Текст: Андрей Цунский
Мне представляется, что половина театральных произведений, созданных до нас, абсурдна в той мере, в какой она, например, комична; ведь комизм абсурден. И мне кажется, что прародителем этого театра, великим его предком, мог быть Шекспир, который заставляет своего героя сказать: «Мир — это история, рассказанная идиотом, полная шума и ярости, лишенная всякого смысла и значения». Эжен Ионеско
ЧИСТАЯ ПРАВДА
1957 год. Драматург Эжен Ионеско пишет письмо приятелю, и в нем откровенно высказывается о том, как достигается всемирная слава. «Прошло семь лет с того момента, когда в Париже сыграли мою первую пьесу. Это был скромный успех, посредственный скандал. У моей второй пьесы провал был немного более громким, скандал несколько покрупнее. И только в 1952 г., в связи со „Стульями“ события начали принимать более широкий разворот. Каждый вечер в театре присутствовало восемь человек, весьма недовольных пьесой, но вызванный ею шум был услышан значительно большим количеством людей в Париже, во всей Франции, он долетел до самой немецкой границы. А после появления моих третьей, четвёртой, пятой… восьмой пьес слух об их провалах стал распространяться гигантскими шагами. Возмущение перешагнуло Ла-Манш… Перешло в Испанию, Италию, распространилось в Германии, переехало на кораблях в Англию… Я думаю, что если неуспех будет распространяться таким образом, он превратится в триумф».

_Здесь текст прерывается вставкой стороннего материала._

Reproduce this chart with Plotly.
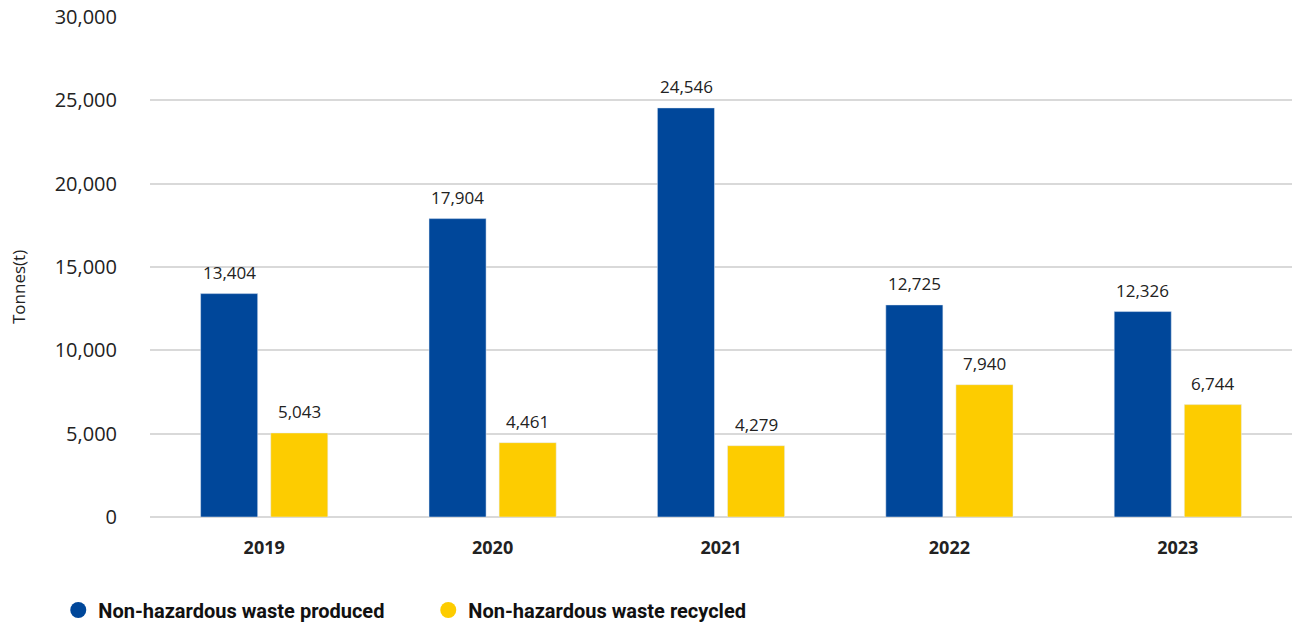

Ионеско написал - по крайней мере, по отношению к себе - чистую, дистиллированную правду.
Ему 48 лет - и он повсюду известен, его цитируют, пародируют, над ним смеются, - но билеты на премьерные показы его пьес в столичных театрах купить почти невозможно! Их перепродают спекулянты. Но если повезет…
Три попытки
Пьеса в трех маленьких действиях
Попытка I.
Итак, изысканный английский театрал раздобыл билет, садится в кресло, занавес и…
- Мистер Мартин. У меня есть дочка, она живет со мной вместе, мадам. Ей два годика, она светленькая, у нее один глаз белый, другой красный, она прехорошенькая, ее зовут Алиса, мадам.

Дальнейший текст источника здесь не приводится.